Available records:
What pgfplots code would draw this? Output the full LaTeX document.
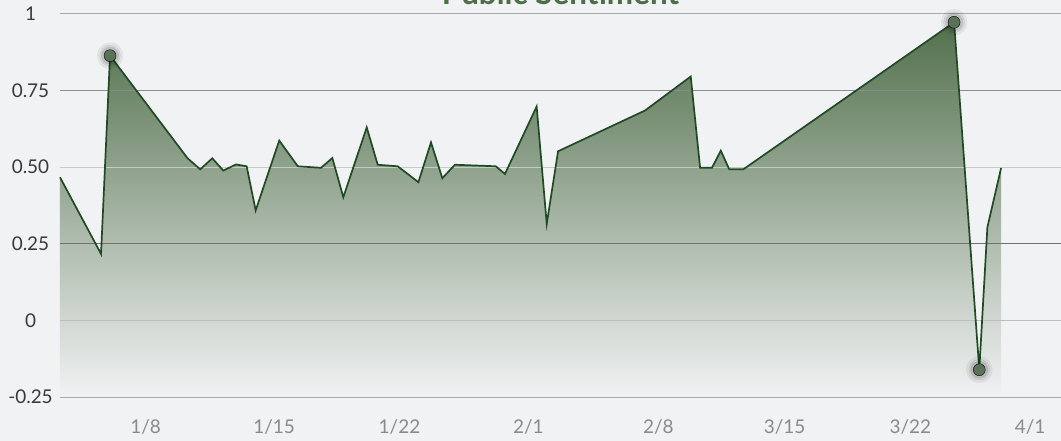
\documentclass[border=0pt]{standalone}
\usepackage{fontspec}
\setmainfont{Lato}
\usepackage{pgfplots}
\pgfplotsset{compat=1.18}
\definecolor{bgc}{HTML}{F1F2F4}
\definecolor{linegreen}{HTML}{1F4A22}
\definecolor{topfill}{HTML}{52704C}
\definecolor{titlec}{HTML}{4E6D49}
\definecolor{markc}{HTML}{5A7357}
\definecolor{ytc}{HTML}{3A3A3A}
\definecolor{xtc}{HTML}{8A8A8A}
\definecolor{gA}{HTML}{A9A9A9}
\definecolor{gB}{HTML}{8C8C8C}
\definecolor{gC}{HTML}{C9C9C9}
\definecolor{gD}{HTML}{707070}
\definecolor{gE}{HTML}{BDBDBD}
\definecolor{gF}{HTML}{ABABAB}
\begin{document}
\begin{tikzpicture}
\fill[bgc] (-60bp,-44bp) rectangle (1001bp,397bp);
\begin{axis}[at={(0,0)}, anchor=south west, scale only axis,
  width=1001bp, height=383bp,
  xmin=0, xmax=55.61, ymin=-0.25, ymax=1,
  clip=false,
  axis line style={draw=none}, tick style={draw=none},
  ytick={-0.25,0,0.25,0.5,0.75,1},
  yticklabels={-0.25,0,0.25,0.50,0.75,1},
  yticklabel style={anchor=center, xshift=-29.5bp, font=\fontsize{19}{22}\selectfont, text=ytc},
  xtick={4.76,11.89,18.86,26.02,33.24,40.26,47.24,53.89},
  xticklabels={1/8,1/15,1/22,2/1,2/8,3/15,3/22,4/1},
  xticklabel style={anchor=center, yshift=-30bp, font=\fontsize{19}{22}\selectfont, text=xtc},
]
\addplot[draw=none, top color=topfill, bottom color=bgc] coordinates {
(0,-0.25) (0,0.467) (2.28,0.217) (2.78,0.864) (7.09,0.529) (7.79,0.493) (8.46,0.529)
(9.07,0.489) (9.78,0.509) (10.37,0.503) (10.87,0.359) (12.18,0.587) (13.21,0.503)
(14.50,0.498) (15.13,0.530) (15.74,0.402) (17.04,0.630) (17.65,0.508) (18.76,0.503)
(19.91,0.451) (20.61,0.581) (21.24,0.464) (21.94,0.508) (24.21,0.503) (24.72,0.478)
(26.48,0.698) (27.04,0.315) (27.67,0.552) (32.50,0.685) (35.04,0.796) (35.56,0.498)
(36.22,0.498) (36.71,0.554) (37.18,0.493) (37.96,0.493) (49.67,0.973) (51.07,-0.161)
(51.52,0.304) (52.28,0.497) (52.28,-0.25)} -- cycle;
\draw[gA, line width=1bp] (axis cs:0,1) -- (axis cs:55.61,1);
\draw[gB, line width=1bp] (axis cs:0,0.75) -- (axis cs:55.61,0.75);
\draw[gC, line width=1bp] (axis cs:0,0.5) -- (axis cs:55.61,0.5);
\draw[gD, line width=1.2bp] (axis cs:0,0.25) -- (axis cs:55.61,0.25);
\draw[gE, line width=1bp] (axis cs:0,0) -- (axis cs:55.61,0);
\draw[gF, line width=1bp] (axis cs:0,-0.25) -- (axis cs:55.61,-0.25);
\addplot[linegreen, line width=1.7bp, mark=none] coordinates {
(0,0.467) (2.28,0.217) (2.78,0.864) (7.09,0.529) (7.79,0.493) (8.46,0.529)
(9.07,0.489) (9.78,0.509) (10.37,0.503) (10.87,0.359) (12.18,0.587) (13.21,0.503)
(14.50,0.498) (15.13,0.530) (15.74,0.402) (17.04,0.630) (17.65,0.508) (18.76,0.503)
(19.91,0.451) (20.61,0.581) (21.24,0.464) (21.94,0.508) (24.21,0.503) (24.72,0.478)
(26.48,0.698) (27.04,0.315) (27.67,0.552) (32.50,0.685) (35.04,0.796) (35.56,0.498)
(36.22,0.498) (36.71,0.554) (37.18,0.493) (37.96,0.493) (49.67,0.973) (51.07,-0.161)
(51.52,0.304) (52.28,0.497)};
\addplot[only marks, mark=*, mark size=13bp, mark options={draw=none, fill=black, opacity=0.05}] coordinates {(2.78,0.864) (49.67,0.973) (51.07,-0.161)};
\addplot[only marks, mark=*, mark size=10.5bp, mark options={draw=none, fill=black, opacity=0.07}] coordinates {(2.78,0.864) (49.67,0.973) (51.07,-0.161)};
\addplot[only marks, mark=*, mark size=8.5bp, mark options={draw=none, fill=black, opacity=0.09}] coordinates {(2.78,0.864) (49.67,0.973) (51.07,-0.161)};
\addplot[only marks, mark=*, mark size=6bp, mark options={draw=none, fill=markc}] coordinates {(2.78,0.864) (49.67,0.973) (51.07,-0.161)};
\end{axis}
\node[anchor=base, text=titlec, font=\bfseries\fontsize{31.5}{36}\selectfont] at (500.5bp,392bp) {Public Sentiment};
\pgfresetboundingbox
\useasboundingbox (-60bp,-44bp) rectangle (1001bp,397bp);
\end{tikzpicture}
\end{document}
---
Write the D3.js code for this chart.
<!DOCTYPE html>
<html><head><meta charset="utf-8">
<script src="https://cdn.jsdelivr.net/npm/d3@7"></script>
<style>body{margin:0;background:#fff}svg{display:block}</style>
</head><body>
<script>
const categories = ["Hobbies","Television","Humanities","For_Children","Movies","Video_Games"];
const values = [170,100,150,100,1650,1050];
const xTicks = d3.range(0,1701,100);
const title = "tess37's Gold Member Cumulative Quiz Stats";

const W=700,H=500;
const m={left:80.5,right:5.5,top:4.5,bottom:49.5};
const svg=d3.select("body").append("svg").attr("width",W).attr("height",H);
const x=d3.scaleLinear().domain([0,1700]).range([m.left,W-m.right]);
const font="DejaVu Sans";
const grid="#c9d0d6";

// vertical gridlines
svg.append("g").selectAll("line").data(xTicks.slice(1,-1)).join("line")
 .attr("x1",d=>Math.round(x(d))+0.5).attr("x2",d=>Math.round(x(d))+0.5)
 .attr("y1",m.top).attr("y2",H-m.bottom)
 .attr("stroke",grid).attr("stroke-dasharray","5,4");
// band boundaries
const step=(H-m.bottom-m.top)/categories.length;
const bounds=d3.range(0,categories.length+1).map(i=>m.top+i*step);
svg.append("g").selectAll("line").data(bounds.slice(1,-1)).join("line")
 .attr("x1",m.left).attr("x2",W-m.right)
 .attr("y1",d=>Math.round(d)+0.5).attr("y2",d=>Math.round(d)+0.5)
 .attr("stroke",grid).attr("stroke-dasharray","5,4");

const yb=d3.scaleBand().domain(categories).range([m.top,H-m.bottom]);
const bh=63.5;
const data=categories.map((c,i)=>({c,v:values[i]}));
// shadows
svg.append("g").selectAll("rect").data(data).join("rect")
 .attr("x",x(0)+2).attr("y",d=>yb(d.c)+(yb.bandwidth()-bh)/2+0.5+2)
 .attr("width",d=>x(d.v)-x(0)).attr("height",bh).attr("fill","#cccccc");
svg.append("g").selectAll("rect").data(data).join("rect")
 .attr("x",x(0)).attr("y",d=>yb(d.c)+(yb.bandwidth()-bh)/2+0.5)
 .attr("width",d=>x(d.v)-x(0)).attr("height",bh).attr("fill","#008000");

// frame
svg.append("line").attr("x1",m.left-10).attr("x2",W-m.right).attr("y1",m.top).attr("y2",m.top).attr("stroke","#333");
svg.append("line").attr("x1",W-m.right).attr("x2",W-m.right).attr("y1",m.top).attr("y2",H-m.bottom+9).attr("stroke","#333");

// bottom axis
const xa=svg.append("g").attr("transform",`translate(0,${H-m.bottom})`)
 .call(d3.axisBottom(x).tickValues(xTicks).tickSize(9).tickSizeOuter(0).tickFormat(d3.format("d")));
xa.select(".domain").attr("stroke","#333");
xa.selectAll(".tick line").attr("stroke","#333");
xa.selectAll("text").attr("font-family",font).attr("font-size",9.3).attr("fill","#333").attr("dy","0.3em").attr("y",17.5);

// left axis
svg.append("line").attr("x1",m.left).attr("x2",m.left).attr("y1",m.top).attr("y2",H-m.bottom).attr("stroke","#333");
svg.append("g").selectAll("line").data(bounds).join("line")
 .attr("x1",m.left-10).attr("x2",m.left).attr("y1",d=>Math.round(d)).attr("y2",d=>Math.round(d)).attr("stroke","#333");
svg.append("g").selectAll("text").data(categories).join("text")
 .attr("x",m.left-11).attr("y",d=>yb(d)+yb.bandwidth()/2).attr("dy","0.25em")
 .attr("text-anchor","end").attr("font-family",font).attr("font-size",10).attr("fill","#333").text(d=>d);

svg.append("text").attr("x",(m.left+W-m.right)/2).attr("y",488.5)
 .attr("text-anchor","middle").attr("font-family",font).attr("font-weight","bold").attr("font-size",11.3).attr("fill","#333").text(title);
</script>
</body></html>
* * *
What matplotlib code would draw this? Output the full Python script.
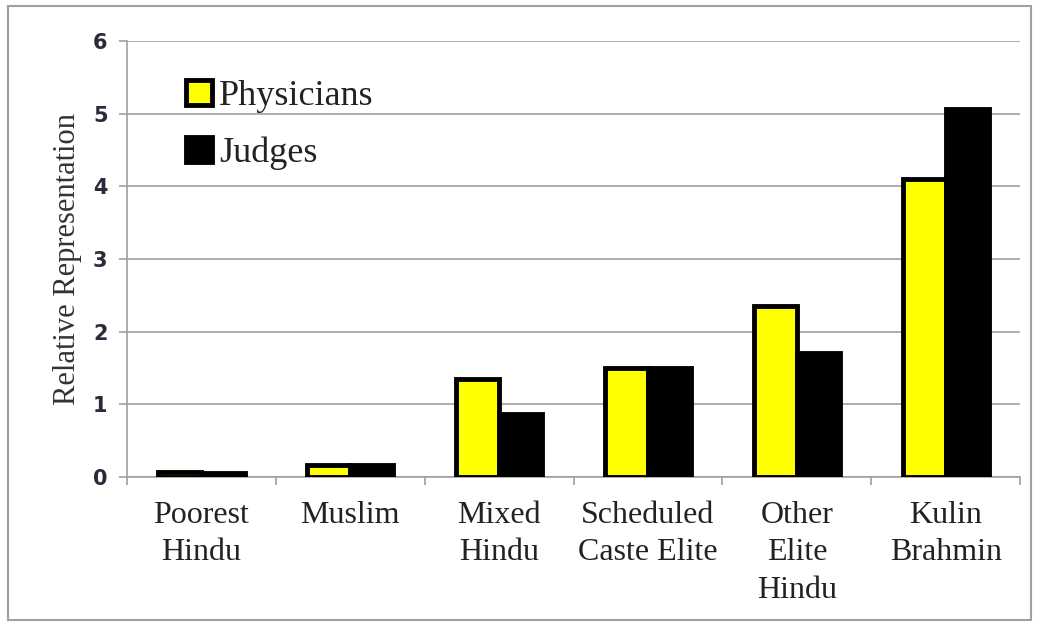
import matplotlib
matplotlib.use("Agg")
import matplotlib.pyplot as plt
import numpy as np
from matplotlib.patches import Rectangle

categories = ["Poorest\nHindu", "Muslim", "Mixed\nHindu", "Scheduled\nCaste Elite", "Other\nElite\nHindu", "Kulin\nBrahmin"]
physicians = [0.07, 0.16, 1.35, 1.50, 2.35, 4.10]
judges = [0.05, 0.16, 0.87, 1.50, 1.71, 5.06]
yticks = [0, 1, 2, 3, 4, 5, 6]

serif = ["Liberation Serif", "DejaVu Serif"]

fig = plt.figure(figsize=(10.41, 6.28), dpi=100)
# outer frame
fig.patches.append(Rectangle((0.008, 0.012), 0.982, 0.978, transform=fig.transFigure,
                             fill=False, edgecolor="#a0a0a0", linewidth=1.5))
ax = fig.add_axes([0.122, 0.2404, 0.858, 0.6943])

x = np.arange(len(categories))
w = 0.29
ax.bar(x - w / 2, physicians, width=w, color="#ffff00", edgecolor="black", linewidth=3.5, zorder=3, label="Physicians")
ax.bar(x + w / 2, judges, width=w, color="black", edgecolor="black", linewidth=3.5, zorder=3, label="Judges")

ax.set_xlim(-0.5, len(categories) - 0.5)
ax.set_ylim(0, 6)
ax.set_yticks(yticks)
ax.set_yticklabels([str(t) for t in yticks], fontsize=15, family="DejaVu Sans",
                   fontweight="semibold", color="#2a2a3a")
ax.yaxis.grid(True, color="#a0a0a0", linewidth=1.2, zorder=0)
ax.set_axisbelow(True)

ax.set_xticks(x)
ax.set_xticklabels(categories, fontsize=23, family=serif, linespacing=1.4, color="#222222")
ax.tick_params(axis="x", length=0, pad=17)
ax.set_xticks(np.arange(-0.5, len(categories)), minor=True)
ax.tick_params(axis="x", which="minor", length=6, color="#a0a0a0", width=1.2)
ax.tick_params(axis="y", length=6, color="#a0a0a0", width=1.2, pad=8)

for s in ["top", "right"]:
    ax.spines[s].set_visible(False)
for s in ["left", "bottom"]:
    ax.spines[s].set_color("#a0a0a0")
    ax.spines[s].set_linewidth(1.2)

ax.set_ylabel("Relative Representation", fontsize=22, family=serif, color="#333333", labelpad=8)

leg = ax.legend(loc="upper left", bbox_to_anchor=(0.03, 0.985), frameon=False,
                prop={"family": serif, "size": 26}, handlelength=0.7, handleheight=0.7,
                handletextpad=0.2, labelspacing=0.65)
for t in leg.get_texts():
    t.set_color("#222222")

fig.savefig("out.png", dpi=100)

Task requirements: Take the lines above starting at the one containing "What matplotlib code" and ending at the one containing "ax.bar(x + w", and print them again exactly, without pictures.

Exercise output:
What matplotlib code would draw this? Output the full Python script.
import matplotlib
matplotlib.use("Agg")
import matplotlib.pyplot as plt
import numpy as np
from matplotlib.patches import Rectangle

categories = ["Poorest\nHindu", "Muslim", "Mixed\nHindu", "Scheduled\nCaste Elite", "Other\nElite\nHindu", "Kulin\nBrahmin"]
physicians = [0.07, 0.16, 1.35, 1.50, 2.35, 4.10]
judges = [0.05, 0.16, 0.87, 1.50, 1.71, 5.06]
yticks = [0, 1, 2, 3, 4, 5, 6]

serif = ["Liberation Serif", "DejaVu Serif"]

fig = plt.figure(figsize=(10.41, 6.28), dpi=100)
# outer frame
fig.patches.append(Rectangle((0.008, 0.012), 0.982, 0.978, transform=fig.transFigure,
                             fill=False, edgecolor="#a0a0a0", linewidth=1.5))
ax = fig.add_axes([0.122, 0.2404, 0.858, 0.6943])

x = np.arange(len(categories))
w = 0.29
ax.bar(x - w / 2, physicians, width=w, color="#ffff00", edgecolor="black", linewidth=3.5, zorder=3, label="Physicians")
ax.bar(x + w / 2, judges, width=w, color="black", edgecolor="black", linewidth=3.5, zorder=3, label="Judges")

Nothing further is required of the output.